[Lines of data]
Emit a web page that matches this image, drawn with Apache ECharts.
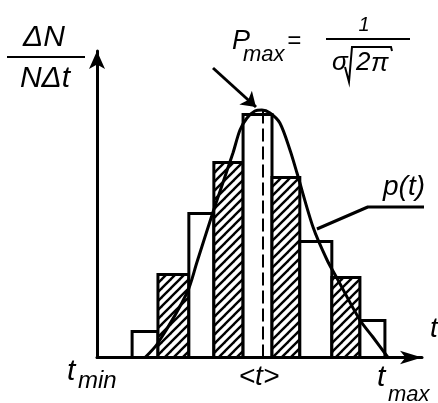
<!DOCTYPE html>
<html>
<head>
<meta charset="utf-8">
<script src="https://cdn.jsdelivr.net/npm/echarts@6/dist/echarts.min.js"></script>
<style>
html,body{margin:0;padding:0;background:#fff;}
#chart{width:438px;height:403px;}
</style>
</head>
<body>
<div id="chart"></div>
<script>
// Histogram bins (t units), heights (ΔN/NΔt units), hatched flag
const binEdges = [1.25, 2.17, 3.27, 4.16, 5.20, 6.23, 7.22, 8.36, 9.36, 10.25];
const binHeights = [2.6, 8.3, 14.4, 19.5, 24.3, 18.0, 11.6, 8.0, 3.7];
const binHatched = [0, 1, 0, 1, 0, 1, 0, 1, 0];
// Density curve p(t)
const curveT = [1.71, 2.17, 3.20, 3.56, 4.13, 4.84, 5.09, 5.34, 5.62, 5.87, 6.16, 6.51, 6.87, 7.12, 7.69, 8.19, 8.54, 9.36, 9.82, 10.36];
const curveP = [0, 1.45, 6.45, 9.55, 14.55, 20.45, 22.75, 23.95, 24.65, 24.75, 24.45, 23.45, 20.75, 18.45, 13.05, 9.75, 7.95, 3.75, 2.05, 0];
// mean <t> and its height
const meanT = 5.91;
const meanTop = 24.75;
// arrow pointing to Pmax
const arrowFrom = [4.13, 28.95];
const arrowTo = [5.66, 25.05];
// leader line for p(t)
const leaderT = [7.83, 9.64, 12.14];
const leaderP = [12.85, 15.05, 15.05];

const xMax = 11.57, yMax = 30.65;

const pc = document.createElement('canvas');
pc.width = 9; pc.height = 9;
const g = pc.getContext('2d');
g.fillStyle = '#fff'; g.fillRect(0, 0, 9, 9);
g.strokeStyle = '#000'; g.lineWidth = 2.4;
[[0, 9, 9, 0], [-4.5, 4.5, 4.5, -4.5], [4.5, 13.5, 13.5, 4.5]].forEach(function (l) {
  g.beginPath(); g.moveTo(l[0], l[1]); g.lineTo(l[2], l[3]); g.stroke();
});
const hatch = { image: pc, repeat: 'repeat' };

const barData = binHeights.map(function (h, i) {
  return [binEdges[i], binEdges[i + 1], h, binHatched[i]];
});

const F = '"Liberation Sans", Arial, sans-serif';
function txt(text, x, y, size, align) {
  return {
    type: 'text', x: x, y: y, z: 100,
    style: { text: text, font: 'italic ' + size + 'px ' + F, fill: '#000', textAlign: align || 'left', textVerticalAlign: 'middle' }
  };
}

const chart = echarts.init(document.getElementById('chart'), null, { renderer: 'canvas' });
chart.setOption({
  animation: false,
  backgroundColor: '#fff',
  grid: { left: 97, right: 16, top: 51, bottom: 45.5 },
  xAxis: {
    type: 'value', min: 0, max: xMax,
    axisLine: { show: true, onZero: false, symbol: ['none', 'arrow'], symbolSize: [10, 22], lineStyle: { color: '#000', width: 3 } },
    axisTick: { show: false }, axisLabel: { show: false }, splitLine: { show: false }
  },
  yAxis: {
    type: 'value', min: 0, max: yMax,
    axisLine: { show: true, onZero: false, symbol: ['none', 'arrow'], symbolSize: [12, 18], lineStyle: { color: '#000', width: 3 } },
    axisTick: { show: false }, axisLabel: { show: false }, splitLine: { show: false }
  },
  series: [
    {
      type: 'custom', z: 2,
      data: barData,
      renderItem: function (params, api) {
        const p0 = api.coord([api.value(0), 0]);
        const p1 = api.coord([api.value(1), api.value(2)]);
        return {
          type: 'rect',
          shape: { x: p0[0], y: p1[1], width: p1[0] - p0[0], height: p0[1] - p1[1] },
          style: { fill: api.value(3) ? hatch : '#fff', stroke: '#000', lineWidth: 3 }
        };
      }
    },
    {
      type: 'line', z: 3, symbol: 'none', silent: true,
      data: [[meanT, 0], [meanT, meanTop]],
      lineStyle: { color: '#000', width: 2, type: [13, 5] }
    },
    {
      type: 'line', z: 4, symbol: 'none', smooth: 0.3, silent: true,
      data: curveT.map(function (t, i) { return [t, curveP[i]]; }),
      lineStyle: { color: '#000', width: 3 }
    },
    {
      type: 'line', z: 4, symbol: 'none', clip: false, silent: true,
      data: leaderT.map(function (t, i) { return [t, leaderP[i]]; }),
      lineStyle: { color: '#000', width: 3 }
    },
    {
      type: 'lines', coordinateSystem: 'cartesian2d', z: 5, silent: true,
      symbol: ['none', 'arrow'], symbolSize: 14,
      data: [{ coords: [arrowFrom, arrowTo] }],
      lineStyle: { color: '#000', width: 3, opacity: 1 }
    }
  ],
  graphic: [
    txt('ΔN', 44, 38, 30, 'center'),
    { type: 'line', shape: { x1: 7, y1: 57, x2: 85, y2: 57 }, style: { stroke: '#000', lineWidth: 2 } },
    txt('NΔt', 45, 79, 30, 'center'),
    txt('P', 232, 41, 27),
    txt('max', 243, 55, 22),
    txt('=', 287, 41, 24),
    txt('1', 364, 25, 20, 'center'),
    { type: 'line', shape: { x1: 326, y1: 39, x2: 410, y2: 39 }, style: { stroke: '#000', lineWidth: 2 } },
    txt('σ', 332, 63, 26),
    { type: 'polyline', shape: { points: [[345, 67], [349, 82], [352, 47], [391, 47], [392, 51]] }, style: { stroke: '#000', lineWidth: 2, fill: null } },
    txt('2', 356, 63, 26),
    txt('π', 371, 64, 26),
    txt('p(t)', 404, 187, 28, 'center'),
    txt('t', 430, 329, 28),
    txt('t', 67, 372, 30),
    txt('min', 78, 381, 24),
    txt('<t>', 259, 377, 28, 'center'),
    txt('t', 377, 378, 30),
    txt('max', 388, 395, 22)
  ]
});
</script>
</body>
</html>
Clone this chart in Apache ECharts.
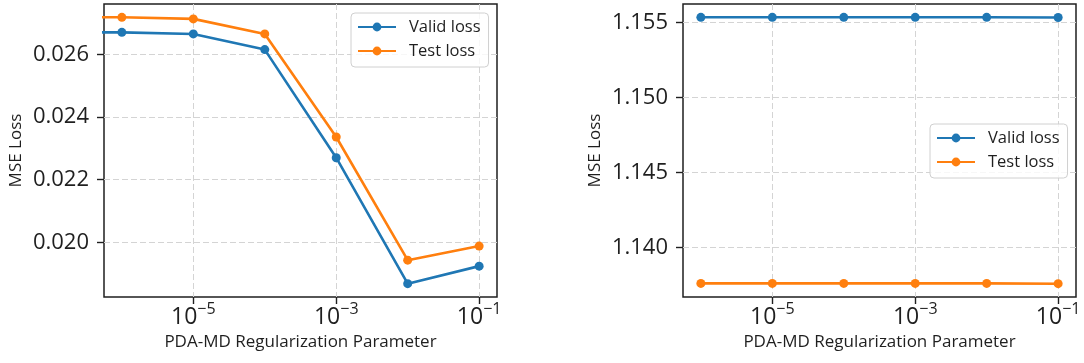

**To be done**
Return exactly what appears from the opening line of the material through the line with "const xMax = 11.57, yMax = 30.65;", apart from the pictures.

**Answer to this task**
Emit a web page that matches this image, drawn with Apache ECharts.
<!DOCTYPE html>
<html>
<head>
<meta charset="utf-8">
<script src="https://cdn.jsdelivr.net/npm/echarts@6/dist/echarts.min.js"></script>
<style>
html,body{margin:0;padding:0;background:#fff;}
#chart{width:438px;height:403px;}
</style>
</head>
<body>
<div id="chart"></div>
<script>
// Histogram bins (t units), heights (ΔN/NΔt units), hatched flag
const binEdges = [1.25, 2.17, 3.27, 4.16, 5.20, 6.23, 7.22, 8.36, 9.36, 10.25];
const binHeights = [2.6, 8.3, 14.4, 19.5, 24.3, 18.0, 11.6, 8.0, 3.7];
const binHatched = [0, 1, 0, 1, 0, 1, 0, 1, 0];
// Density curve p(t)
const curveT = [1.71, 2.17, 3.20, 3.56, 4.13, 4.84, 5.09, 5.34, 5.62, 5.87, 6.16, 6.51, 6.87, 7.12, 7.69, 8.19, 8.54, 9.36, 9.82, 10.36];
const curveP = [0, 1.45, 6.45, 9.55, 14.55, 20.45, 22.75, 23.95, 24.65, 24.75, 24.45, 23.45, 20.75, 18.45, 13.05, 9.75, 7.95, 3.75, 2.05, 0];
// mean <t> and its height
const meanT = 5.91;
const meanTop = 24.75;
// arrow pointing to Pmax
const arrowFrom = [4.13, 28.95];
const arrowTo = [5.66, 25.05];
// leader line for p(t)
const leaderT = [7.83, 9.64, 12.14];
const leaderP = [12.85, 15.05, 15.05];

const xMax = 11.57, yMax = 30.65;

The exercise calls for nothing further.